Directions
In the records below, find each line containing the word "React" and copy it.

——

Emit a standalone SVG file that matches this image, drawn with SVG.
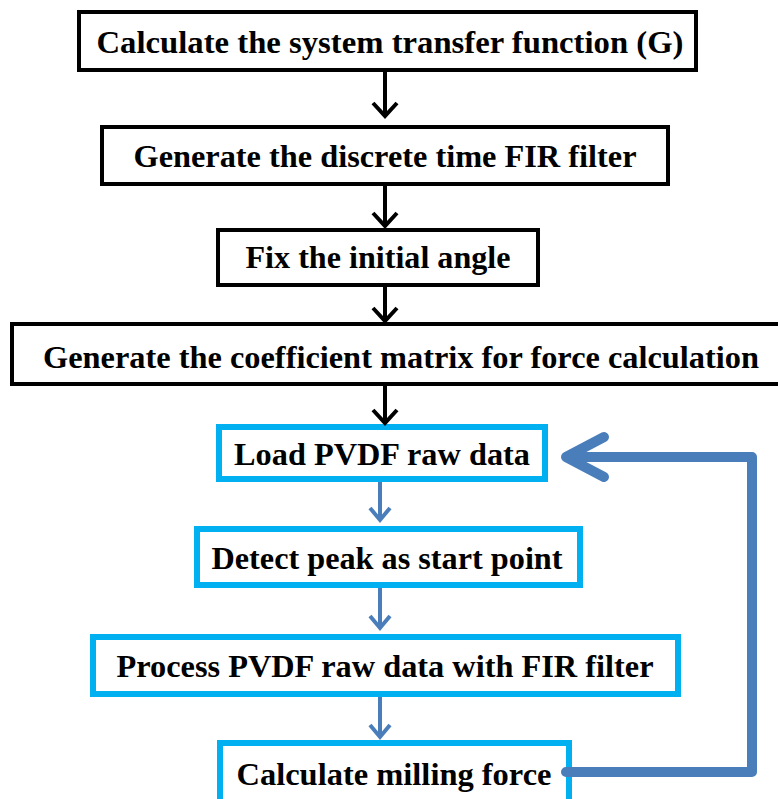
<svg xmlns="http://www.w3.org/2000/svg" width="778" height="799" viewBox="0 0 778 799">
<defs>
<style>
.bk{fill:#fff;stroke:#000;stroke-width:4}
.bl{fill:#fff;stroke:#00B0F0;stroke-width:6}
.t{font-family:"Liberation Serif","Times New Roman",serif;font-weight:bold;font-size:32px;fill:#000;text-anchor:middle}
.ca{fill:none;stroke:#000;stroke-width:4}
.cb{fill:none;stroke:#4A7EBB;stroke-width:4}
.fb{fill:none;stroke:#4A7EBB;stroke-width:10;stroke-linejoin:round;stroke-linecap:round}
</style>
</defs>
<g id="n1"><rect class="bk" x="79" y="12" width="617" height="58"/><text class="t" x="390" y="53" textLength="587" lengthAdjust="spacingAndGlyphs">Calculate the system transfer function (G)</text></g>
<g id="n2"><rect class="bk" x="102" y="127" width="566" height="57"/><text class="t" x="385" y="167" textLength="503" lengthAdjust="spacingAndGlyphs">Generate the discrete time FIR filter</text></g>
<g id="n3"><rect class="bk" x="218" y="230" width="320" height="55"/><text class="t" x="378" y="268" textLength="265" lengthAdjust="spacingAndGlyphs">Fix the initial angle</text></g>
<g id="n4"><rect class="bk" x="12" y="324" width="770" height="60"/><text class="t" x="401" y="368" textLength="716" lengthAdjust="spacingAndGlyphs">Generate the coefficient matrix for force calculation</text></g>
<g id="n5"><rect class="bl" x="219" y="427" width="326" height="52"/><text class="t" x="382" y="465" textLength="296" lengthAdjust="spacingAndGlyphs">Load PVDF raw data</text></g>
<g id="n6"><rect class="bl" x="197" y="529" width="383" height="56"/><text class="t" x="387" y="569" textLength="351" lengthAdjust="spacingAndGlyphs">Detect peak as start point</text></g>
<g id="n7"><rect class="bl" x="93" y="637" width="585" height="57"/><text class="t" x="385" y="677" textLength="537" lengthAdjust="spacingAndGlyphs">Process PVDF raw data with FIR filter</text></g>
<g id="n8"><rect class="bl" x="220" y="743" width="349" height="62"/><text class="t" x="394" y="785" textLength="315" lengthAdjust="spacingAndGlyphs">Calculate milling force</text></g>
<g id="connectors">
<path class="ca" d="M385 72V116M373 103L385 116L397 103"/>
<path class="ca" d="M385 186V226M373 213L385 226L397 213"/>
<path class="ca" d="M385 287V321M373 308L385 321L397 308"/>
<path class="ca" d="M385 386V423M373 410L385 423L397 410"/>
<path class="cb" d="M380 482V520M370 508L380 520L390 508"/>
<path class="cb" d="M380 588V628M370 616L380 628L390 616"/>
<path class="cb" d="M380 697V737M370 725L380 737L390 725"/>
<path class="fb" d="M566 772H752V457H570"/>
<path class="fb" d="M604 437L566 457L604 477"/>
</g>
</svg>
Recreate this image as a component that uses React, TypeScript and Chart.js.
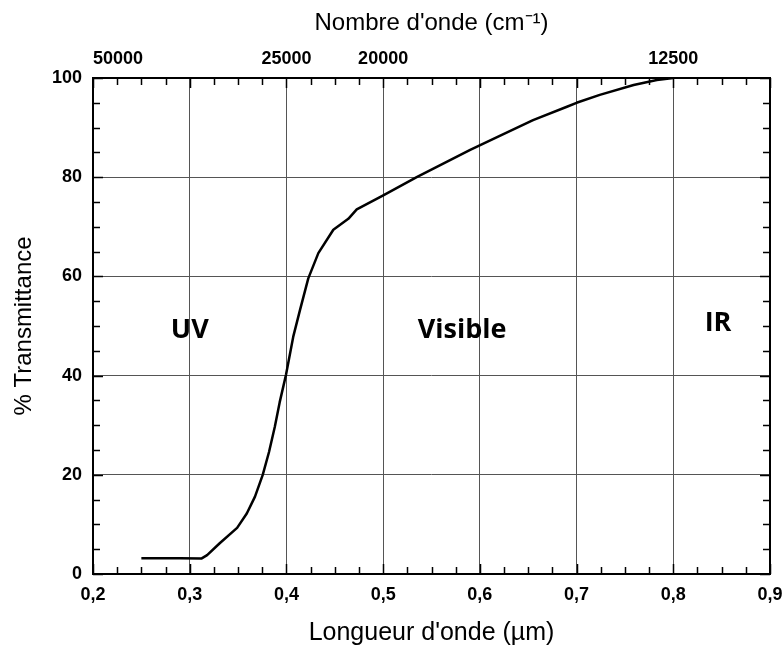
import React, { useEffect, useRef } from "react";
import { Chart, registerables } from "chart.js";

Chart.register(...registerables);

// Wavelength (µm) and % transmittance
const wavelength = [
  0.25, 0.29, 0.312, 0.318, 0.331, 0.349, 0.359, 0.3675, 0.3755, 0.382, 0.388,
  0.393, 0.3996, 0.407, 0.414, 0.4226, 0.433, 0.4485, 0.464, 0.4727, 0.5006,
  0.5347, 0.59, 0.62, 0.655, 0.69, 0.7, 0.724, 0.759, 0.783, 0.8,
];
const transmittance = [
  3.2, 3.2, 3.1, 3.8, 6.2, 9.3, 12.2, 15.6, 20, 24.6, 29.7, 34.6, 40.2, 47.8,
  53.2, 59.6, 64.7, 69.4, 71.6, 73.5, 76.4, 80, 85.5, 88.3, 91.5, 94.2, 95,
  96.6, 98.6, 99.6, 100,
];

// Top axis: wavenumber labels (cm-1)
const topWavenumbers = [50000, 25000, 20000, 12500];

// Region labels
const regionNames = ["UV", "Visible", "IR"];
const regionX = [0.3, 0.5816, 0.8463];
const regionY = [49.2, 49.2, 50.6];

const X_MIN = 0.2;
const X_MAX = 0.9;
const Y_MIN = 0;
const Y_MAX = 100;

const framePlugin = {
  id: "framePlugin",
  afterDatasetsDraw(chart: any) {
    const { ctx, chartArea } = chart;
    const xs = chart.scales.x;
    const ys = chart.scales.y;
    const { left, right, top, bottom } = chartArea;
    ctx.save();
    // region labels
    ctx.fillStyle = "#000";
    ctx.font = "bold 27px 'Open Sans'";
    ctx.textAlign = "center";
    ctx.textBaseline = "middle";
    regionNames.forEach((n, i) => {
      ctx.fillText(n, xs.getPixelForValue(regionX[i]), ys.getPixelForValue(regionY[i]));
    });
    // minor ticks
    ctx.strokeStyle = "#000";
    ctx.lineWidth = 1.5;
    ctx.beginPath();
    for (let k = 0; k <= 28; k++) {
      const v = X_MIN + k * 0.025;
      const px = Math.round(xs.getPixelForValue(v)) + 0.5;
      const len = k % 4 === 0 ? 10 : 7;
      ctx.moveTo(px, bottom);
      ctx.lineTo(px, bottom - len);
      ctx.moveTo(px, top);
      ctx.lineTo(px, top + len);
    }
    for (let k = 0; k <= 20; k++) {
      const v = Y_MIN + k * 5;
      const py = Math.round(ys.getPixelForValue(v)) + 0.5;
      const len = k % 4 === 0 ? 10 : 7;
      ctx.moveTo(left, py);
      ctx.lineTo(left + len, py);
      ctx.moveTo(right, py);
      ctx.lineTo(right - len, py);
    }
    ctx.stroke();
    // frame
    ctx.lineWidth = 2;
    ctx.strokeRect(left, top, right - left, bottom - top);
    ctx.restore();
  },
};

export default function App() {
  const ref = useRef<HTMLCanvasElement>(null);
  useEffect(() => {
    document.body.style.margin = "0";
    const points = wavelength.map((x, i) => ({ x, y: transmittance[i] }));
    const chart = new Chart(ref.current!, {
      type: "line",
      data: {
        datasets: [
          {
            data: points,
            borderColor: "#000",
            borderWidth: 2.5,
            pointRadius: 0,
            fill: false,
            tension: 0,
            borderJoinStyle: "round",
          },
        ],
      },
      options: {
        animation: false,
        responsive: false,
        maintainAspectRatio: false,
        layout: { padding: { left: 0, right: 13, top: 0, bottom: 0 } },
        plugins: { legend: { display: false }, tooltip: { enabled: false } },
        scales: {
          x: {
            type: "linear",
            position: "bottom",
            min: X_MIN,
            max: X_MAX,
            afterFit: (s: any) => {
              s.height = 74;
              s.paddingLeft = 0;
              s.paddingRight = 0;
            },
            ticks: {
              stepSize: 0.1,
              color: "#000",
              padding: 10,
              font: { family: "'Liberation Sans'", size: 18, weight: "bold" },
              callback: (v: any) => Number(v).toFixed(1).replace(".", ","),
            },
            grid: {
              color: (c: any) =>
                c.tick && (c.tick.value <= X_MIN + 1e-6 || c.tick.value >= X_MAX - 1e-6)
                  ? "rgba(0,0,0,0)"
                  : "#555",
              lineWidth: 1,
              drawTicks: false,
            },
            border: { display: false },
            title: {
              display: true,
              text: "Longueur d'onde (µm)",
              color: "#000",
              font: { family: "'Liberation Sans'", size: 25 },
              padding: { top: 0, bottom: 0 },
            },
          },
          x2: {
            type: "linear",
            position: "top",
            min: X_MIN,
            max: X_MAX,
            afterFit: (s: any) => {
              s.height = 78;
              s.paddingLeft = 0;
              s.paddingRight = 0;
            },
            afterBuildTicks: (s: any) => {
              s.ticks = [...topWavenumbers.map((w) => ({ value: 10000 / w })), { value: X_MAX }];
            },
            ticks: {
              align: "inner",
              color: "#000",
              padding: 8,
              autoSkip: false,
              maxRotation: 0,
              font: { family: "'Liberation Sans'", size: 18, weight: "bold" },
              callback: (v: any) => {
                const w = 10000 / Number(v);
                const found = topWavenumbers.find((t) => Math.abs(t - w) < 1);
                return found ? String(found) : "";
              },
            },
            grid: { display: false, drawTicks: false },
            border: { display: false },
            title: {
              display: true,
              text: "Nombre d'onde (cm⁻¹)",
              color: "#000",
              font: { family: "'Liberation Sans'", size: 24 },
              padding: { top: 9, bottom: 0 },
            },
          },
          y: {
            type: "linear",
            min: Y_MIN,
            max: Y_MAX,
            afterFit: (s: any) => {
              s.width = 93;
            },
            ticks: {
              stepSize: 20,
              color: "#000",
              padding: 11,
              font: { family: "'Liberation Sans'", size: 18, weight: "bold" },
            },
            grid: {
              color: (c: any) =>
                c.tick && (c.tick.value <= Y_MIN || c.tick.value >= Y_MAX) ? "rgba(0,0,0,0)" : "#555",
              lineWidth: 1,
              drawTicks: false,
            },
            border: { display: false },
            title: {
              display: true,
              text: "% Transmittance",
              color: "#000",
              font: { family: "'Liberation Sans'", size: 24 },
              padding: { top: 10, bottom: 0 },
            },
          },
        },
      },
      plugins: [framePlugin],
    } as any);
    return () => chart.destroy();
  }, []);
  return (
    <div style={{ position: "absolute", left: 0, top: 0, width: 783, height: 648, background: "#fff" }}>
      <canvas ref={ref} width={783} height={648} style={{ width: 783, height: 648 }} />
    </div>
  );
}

——

Result
Recreate this image as a component that uses React, TypeScript and Chart.js.
import React, { useEffect, useRef } from "react";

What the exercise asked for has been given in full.